## SET TASK:
Gather the lines that hold the string "matplotlib".

== ITEMS ==

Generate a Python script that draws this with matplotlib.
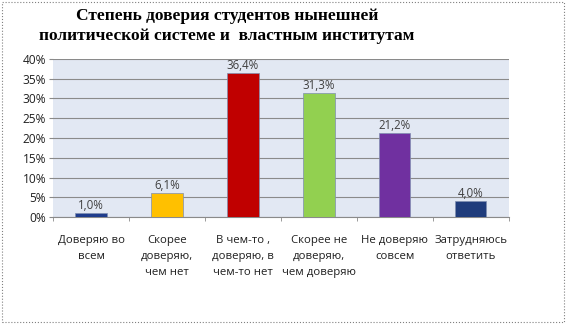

===
== ITEMS ==

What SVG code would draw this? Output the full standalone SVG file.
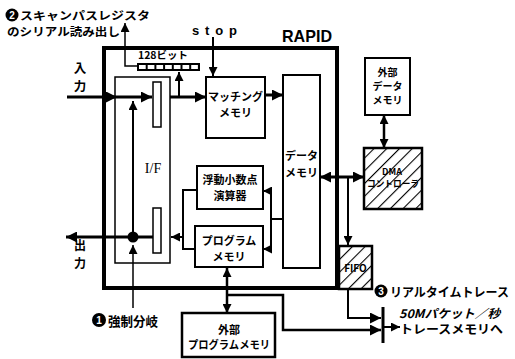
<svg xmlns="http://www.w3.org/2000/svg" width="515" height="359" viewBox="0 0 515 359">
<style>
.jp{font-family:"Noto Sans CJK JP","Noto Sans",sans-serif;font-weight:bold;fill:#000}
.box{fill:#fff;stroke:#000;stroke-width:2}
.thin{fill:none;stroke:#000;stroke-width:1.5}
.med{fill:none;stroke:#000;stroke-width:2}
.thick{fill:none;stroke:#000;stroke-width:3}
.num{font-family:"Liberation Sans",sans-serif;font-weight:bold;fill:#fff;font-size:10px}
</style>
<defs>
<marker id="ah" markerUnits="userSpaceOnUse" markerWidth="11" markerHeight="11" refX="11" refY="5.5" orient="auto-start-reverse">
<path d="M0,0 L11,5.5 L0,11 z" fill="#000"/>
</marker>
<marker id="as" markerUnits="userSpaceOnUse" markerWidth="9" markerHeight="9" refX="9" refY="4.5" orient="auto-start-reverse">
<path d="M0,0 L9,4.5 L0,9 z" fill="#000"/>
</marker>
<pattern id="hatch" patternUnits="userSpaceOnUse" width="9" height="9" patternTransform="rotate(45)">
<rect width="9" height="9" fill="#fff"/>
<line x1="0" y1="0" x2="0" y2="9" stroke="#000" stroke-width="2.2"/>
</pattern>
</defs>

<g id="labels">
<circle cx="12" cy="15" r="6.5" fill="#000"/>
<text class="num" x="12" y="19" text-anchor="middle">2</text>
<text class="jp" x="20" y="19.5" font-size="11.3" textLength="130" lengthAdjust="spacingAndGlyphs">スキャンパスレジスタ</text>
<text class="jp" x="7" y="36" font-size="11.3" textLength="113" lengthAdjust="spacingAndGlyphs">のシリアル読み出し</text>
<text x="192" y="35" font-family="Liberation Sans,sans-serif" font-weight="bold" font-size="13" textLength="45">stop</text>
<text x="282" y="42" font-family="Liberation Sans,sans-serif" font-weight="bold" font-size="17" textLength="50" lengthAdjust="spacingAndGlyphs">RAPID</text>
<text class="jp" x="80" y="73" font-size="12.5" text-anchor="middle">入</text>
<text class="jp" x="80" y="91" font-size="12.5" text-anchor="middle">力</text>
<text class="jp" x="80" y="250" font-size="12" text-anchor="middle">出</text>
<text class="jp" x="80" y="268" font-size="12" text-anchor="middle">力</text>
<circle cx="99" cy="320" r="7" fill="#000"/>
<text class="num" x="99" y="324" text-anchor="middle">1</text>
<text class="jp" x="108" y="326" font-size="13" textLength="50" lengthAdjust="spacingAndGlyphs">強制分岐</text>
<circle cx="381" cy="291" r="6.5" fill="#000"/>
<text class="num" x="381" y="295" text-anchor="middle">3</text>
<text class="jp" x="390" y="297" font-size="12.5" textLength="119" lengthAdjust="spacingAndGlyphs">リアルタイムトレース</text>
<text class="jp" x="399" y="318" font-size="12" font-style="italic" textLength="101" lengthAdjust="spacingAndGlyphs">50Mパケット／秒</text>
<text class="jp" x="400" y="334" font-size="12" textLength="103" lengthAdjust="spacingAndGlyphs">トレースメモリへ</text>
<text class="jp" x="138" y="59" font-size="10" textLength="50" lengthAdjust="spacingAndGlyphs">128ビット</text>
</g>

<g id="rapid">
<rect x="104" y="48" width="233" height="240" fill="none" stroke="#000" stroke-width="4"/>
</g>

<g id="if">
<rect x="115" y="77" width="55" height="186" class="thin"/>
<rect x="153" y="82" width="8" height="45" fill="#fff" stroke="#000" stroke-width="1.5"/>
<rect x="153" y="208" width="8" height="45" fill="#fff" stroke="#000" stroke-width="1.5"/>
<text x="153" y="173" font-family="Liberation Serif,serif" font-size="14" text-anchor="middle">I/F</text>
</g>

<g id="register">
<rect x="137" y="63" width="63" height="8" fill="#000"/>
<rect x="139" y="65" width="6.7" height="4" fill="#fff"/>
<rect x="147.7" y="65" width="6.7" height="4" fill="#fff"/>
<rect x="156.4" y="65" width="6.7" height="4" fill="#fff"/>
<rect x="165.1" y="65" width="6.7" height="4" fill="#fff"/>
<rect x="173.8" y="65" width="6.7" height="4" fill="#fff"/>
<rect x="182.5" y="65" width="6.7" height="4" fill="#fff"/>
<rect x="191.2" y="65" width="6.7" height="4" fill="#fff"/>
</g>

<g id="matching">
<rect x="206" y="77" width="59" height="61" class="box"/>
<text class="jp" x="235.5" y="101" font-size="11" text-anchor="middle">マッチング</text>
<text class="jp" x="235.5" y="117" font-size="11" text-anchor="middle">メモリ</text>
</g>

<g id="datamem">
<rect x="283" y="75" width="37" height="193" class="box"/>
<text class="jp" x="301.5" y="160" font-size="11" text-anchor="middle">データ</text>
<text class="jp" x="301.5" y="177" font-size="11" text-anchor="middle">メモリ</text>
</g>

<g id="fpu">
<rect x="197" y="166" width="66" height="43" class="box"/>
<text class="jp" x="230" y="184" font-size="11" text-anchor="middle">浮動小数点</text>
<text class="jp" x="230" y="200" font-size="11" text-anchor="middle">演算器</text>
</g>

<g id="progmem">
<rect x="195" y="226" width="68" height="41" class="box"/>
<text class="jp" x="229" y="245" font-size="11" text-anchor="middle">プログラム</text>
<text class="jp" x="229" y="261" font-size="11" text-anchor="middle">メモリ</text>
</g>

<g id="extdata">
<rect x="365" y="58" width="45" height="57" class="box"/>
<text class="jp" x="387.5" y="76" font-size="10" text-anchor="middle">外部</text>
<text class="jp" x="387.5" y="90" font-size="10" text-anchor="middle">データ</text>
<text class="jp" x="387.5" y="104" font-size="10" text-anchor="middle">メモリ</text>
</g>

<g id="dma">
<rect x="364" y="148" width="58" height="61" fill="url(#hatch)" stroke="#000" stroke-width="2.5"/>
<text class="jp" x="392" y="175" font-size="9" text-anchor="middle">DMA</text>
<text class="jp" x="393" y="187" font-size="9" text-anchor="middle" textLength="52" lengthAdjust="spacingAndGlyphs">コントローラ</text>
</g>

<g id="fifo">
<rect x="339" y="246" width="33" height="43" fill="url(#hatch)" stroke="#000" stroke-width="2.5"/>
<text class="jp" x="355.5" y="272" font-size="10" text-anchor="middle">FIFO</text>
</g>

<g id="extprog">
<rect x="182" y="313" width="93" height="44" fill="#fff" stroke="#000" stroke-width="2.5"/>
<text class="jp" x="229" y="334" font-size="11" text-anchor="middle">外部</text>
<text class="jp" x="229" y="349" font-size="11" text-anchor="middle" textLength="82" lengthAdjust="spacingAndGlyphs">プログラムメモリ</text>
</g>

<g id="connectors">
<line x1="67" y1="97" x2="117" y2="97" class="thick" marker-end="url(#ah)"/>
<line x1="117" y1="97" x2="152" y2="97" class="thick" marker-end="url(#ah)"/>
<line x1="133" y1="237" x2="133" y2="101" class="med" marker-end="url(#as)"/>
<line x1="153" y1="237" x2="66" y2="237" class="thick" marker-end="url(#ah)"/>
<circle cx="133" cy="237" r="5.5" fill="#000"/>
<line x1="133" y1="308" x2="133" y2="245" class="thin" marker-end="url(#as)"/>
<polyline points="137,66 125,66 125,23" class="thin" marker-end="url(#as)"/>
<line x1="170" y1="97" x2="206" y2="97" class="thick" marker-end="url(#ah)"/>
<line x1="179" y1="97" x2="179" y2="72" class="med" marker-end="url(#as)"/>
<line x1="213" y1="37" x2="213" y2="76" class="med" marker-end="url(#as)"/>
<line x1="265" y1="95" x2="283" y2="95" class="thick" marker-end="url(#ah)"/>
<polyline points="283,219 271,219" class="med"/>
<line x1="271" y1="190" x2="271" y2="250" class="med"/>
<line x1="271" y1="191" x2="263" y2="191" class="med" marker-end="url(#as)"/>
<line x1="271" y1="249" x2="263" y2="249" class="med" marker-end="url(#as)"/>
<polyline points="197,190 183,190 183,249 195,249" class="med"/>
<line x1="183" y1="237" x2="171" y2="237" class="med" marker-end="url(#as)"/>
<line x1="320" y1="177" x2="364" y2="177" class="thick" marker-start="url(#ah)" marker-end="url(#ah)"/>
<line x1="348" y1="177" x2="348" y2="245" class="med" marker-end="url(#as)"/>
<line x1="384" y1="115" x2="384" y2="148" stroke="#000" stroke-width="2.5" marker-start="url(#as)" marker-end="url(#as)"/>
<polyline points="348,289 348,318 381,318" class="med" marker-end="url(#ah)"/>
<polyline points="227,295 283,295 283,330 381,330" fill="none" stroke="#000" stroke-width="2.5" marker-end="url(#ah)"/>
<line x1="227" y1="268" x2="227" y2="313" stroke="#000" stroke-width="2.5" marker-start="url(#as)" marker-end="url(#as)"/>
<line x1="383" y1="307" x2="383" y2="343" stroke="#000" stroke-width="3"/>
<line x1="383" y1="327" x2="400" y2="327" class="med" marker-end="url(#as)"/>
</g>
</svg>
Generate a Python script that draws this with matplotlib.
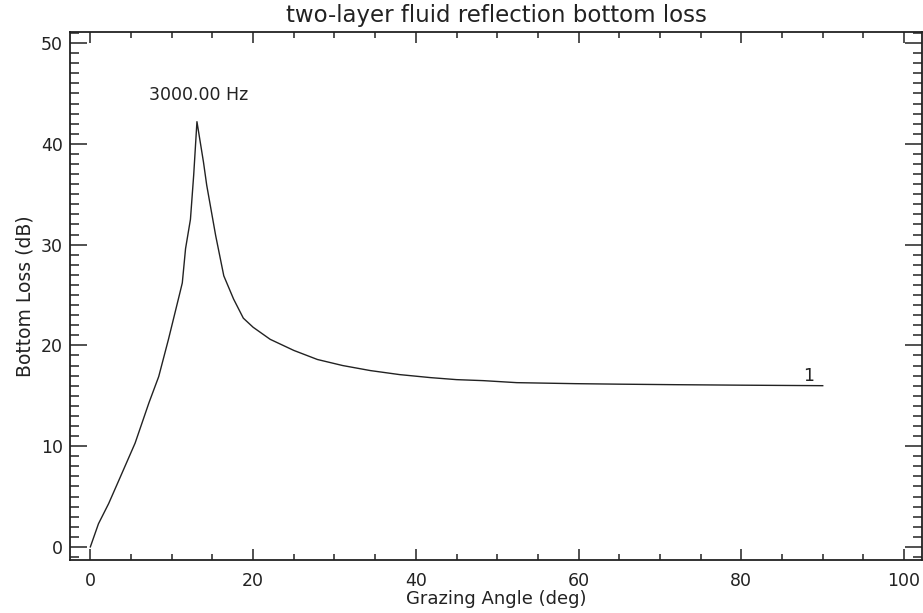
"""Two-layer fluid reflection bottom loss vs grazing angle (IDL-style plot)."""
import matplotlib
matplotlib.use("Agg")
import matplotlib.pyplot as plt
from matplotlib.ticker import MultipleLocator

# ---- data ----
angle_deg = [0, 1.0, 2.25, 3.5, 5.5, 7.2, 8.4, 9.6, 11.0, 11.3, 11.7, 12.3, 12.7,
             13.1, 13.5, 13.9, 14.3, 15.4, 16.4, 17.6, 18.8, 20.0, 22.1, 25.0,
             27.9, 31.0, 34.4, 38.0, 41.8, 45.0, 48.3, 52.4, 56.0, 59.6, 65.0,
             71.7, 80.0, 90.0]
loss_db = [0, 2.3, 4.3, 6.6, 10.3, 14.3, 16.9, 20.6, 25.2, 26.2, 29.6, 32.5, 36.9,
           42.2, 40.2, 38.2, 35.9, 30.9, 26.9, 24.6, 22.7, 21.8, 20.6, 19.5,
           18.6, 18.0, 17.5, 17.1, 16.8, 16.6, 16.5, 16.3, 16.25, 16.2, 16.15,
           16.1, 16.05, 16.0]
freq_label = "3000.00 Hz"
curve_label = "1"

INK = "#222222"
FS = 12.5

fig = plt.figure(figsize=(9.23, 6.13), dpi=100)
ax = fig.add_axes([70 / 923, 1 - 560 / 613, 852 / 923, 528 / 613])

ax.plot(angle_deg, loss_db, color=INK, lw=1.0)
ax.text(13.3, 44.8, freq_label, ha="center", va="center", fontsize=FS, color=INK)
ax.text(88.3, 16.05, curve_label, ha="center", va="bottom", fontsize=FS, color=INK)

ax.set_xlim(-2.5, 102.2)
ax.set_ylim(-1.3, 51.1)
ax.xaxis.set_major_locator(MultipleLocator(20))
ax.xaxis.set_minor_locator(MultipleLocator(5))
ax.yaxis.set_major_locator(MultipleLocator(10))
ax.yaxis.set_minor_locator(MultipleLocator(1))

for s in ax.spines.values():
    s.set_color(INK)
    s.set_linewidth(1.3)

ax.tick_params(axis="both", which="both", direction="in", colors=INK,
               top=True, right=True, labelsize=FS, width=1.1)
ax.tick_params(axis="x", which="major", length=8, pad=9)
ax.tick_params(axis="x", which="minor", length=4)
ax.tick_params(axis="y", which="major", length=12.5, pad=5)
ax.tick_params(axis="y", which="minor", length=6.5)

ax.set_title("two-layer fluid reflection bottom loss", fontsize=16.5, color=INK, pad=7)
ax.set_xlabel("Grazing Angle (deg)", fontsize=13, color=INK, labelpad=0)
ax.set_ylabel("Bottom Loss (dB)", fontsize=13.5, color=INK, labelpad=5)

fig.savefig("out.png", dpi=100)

===

## COMPLETED EXERCISE:
Generate a Python script that draws this with matplotlib.
Generate a Python script that draws this with matplotlib.
import matplotlib
matplotlib.use("Agg")
import matplotlib.pyplot as plt
from matplotlib.ticker import MultipleLocator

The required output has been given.